Restricted Earth Fault Protection of Generator or Alternator

A restricted earth fault is a normal earth fault that is restricted to a particular zone. Hence, the restricted earth fault protection takes care of the faults that occurred only within that particular zone neglecting the faults outside the restricted zone.

Protection Scheme for Restricted Earth Fault of Generator :

If the neutral point of an alternator is not accessible for connecting CT in order to provide percentage differential protection and it is grounded through some resistance then a protection scheme known as restricted earth-fault protection is provided. The connection diagram of such a protection scheme is shown in the figure below.

Restricted Earth Fault Protection of Generator or Alternator

It consists of three current transformers connected in each phase at the outgoing side of the winding. The secondaries of the CTs are connected in parallel. A single CT is connected in the line connecting the alternator to the earth. The relay operating coil is connected across the secondaries of the CT. The neutral grounding is achieved by grounding resistance.
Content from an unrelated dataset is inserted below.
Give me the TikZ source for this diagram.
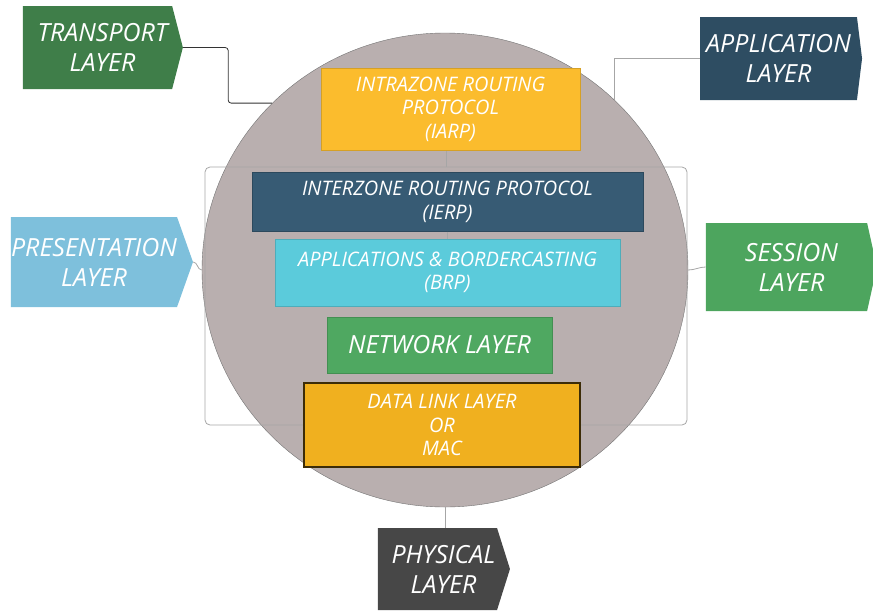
\documentclass[tikz,border=0pt]{standalone}
\usepackage{fontspec}
\setmainfont{Open Sans}
\usepackage{tikz}
\usetikzlibrary{shapes.geometric,shapes.symbols,positioning}
\usepackage{xcolor}
\definecolor{zonegrey}{HTML}{B9AFAF}
\definecolor{iarpcol}{HTML}{FBBC2D}
\definecolor{ierpcol}{HTML}{375B74}
\definecolor{brpcol}{HTML}{5BCBDB}
\definecolor{netcol}{HTML}{4FA861}
\definecolor{maccol}{HTML}{F0B01F}
\definecolor{transcol}{HTML}{3F7E49}
\definecolor{appcol}{HTML}{2E4D62}
\definecolor{prescol}{HTML}{7EC0DC}
\definecolor{sesscol}{HTML}{4DA55E}
\definecolor{physcol}{HTML}{474747}

\begin{document}
\begin{tikzpicture}[x=1pt,y=-1pt,
  layer/.style={signal,signal to=east,inner sep=0pt,align=center,text=white,
    font=\fontsize{25}{30}\selectfont\itshape},
  zonebox/.style={rectangle,draw,inner sep=0pt,align=center,text=white,
    font=\fontsize{20}{23.5}\selectfont\itshape},
  conn/.style={draw=black!80,line width=.8pt},
  lightconn/.style={draw=black!35,line width=.8pt}]
\useasboundingbox (0,0) rectangle (873,611);
\node[ellipse,fill=zonegrey,draw=black!55,minimum width=486pt,minimum height=474pt,inner sep=0pt] (zone) at (445,270) {};
\node[draw=black!35,line width=.8pt,rounded corners=5pt,minimum width=482pt,minimum height=258pt,inner sep=0pt] (stack) at (446,296) {};
\draw[lightconn] (stack.north) -- ++(0,-17);
\node[zonebox,fill=iarpcol,draw=iarpcol!85!black,minimum width=259pt,minimum height=82pt] (iarp) at (450.5,109) {INTRAZONE ROUTING\\PROTOCOL\\(IARP)};
\node[zonebox,fill=ierpcol,draw=ierpcol!80!black,minimum width=391pt,minimum height=59pt] (ierp) at (447.5,202) {INTERZONE ROUTING PROTOCOL\\(IERP)};
\node[zonebox,fill=brpcol,draw=brpcol!85!black,minimum width=345pt,minimum height=67pt] (brp) at (447.5,272.5) {APPLICATIONS \& BORDERCASTING\\(BRP)};
\draw[lightconn] (ierp.south) -- (brp.north);
\node[zonebox,fill=netcol,draw=netcol!85!black,minimum width=225pt,minimum height=56pt,font=\fontsize{25}{29}\selectfont\itshape] (net) at (439.5,345) {NETWORK LAYER};
\node[zonebox,fill=maccol,draw=black!75!maccol,line width=1.2pt,minimum width=276pt,minimum height=84pt] (mac) at (442,425) {DATA LINK LAYER\\OR\\MAC};
\node[layer,fill=transcol,minimum width=160pt,minimum height=83pt,signal pointer angle=151] (transport) at (97.5,47.5) {\hspace*{10pt}TRANSPORT\\\hspace*{10pt}LAYER};
\node[layer,fill=appcol,minimum width=162pt,minimum height=83pt,signal pointer angle=166] (app) at (778.5,58.5) {APPLICATION\\LAYER};
\node[layer,fill=prescol,minimum width=182pt,minimum height=90pt,signal pointer angle=141] (pres) at (94,262) {PRESENTATION\\LAYER};
\node[layer,fill=sesscol,minimum width=171pt,minimum height=88pt,signal pointer angle=155] (session) at (786.5,267) {\hspace*{10pt}SESSION\\\hspace*{10pt}LAYER};
\node[layer,fill=physcol,minimum width=132pt,minimum height=82pt,signal pointer angle=145] (phys) at (437.5,569) {\hspace*{12pt}PHYSICAL\\\hspace*{12pt}LAYER};
\draw[conn,rounded corners=3pt] (transport.east) -| ([xshift=-44pt]zone.136) -- (zone.136);
\draw[lightconn] (app.west) -| (zone.45);
\draw[lightconn] (pres.east) to[out=0,in=180] (zone.west);
\draw[lightconn] (session.west) to[out=180,in=0] (zone.east);
\draw[lightconn] (zone.south) -- (zone.south |- phys.north);
\end{tikzpicture}
\end{document}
Under normal conditions, the sum of the line currents of the alternator will be zero, thereby inducing zero currents in the secondaries of the CTs. Hence no current flows through the operating coil of the relay since neutral also carries zero current, therefore relay will remain inoperative.
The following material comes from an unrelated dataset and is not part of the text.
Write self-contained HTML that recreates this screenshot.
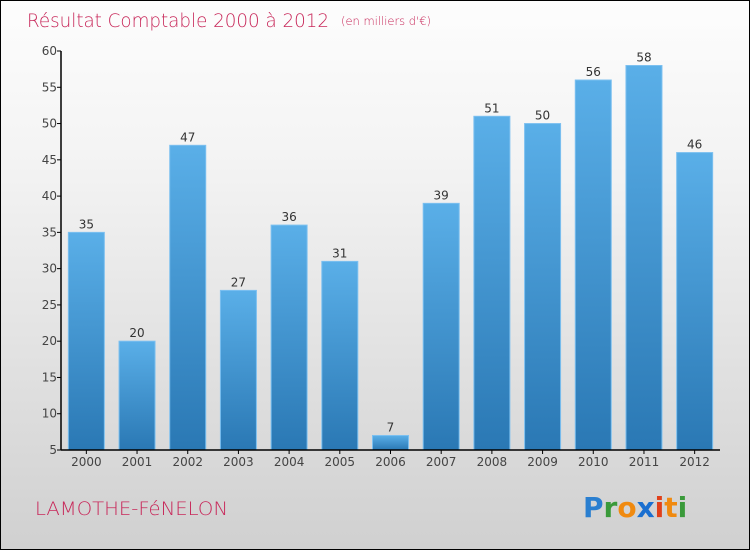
<!DOCTYPE html>
<html><head><meta charset="utf-8"><style>
body{margin:0;}
#chart{position:relative;width:748px;height:548px;border:1px solid #000;background:linear-gradient(#fdfdfd,#f3f3f3 30%,#d0d0d0);font-family:"DejaVu Sans","Liberation Sans",sans-serif;overflow:hidden}
svg{position:absolute;left:0;top:0}
</style></head><body>
<div id="chart">
<svg id="svg" width="748" height="548">
<defs><linearGradient id="bg" x1="0" y1="0" x2="0" y2="1"><stop offset="0" stop-color="#5aafe8"/><stop offset="1" stop-color="#2a78b4"/></linearGradient></defs>
<text x="26" y="26" font-size="18.5" fill="#c8285a" font-family="DejaVu Sans,sans-serif" font-weight="200" textLength="302" lengthAdjust="spacingAndGlyphs">Résultat Comptable 2000 à 2012</text>
<text x="340" y="24" font-size="11.5" fill="#c8285a" font-weight="200" textLength="90" lengthAdjust="spacingAndGlyphs">(en milliers d'€)</text>
<text x="34" y="514" font-size="19" fill="#c8285a" font-weight="200" textLength="193" lengthAdjust="spacingAndGlyphs">LAMOTHE-FéNELON</text>
<g font-size="28" font-family="DejaVu Sans,sans-serif" font-weight="bold"><text x="582" y="516"><tspan fill="#2a7fd0">P</tspan><tspan fill="#3a9a3a">r</tspan><tspan fill="#f08a10">o</tspan><tspan fill="#1a6fd0">x</tspan><tspan fill="#e0401a">i</tspan><tspan fill="#f08a10">t</tspan><tspan fill="#3a9a3a">i</tspan></text></g>
<g id="marks"></g>
</svg>
</div>
<script>
const categories=["2000","2001","2002","2003","2004","2005","2006","2007","2008","2009","2010","2011","2012"];
const values=[35,20,47,27,36,31,7,39,51,50,56,58,46];
const yTicks=[5,10,15,20,25,30,35,40,45,50,55,60];
const NS="http://www.w3.org/2000/svg";
const g=document.getElementById('marks');
const x0=60,x1=719,yMin=5,yMax=60,yTop=50,yBot=449;
const y=v=>yBot-(v-yMin)/(yMax-yMin)*(yBot-yTop);
const step=(x1-x0)/categories.length;
const xc=i=>x0+step*(i+0.5);
function mk(t,a){const e=document.createElementNS(NS,t);for(const k in a)e.setAttribute(k,a[k]);g.appendChild(e);return e;}
yTicks.forEach(v=>{
 const l=mk('line',{x1:x0-4,x2:x0,y1:y(v),y2:y(v),stroke:'#000'});
 
 
 const t=mk('text',{x:x0-4,y:y(v)+4,'text-anchor':'end','font-size':12,fill:'#444'});
 t.textContent=v;
 
 
});
values.forEach((v,i)=>{
 const w=36,cx=xc(i);
 const r=mk('rect',{x:cx-w/2,y:y(v),width:w,height:yBot-y(v),fill:'url(#bg)',stroke:'#7cc0f0','stroke-width':1});
 
 
 const t=mk('text',{x:cx,y:y(v)-4,'text-anchor':'middle','font-size':12,fill:'#333'});
 t.textContent=v;
 
 
 const tk=mk('line',{x1:cx,x2:cx,y1:yBot,y2:yBot+4,stroke:'#000'});
 
 
 const c=mk('text',{x:cx,y:yBot+16,'text-anchor':'middle','font-size':12,fill:'#444'});
 c.textContent=categories[i];
 
 
});
const ya=mk('line',{x1:x0,x2:x0,y1:yTop,y2:yBot,stroke:'#000','stroke-width':1.5});


const xa=mk('line',{x1:x0,x2:x1,y1:yBot,y2:yBot,stroke:'#000','stroke-width':1.5});


</script>
</body></html>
Suppose if the fault appears at F2 i.e., outside the protected zone, all the line side CTs, and neutral side CT will be energized in such a way that the current is balanced. Hence, the relay will not operate.
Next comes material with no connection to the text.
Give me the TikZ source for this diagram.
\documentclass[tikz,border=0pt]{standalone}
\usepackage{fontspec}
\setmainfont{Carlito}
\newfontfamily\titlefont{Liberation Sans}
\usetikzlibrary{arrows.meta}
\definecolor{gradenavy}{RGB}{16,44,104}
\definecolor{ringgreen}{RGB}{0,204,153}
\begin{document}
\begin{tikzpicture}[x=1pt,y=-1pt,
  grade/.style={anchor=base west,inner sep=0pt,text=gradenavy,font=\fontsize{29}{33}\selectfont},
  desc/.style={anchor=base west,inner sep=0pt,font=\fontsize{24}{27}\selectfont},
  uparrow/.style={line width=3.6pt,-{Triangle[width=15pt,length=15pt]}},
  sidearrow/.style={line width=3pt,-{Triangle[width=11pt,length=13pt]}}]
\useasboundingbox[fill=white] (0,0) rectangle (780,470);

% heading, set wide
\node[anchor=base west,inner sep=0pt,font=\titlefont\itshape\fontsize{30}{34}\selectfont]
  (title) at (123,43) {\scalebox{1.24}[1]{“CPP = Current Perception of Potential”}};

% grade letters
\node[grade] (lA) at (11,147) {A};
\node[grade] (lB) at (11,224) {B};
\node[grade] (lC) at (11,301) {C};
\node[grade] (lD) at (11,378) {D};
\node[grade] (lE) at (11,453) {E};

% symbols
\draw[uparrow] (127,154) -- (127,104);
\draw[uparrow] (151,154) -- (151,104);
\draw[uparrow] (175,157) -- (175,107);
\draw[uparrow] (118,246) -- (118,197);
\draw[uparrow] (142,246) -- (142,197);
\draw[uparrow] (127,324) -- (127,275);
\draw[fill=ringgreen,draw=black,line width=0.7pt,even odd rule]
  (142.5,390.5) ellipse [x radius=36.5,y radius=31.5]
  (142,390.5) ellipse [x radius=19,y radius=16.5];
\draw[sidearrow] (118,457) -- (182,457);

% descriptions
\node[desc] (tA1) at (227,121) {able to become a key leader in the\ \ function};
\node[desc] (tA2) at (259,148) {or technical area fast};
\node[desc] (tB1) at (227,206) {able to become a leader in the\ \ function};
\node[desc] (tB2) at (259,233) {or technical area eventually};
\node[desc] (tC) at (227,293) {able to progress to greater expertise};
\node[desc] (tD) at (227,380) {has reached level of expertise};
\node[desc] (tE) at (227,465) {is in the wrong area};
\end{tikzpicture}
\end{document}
For an internal line to ground fault i.e., fault at F1 which is in the protected zone, the neutral side CT is more energized and hence the relay operates if the residual current is greater than the relay pickup value.

For an internal line to line faults, no CT is energized and hence the relay does not operate. However, in most cases, the internal line-to-line faults develop into earth faults. Under these circumstances, the relay will operate as the neutral side CT will be more energized.

As this protection scheme provides protection only against internal ground faults and does not respond to internal line faults and through faults, it is named restricted earth-fault protection. Moreover, due to the presence of grounding resistance at the neutral side, this protection scheme does not provide protection to the stator winding completely against ground faults.

It is a general practice, to earth the neutral point of the alternator through a resistance. This grounding resistance will limit the earth-fault current. The earth-fault current will be more for faults away from the neutral point and it will be less for faults nearer to the neutral point.

Thus, for less severe faults (i.e., faults near the neutral point) the fault current may be restricted so that, the secondary current of the CT falls below the pick-up current of the relay. Hence, a certain percentage of the winding nearer the neutral point remains unprotected by the restricted earth-fault protection.

Usually, the emf induced in the stator winding up to 10 to 15% of total winding from the neutral point will not be sufficient enough to produce heavy electrostatic stress which results in insulation failure. Hence, the probability of insulation failure in this part of the winding is almost negligible. Thus, there is no need of providing protection for this part of winding against ground faults.

But, for the major part of winding which is away from the neutral point, there exist the chances of insulation failure. Thus, it is necessary to provide protection for this part of winding against ground faults. Hence, the restricted earth-fault protection provided to alternators does not provide protection against earth-fault to the complete winding.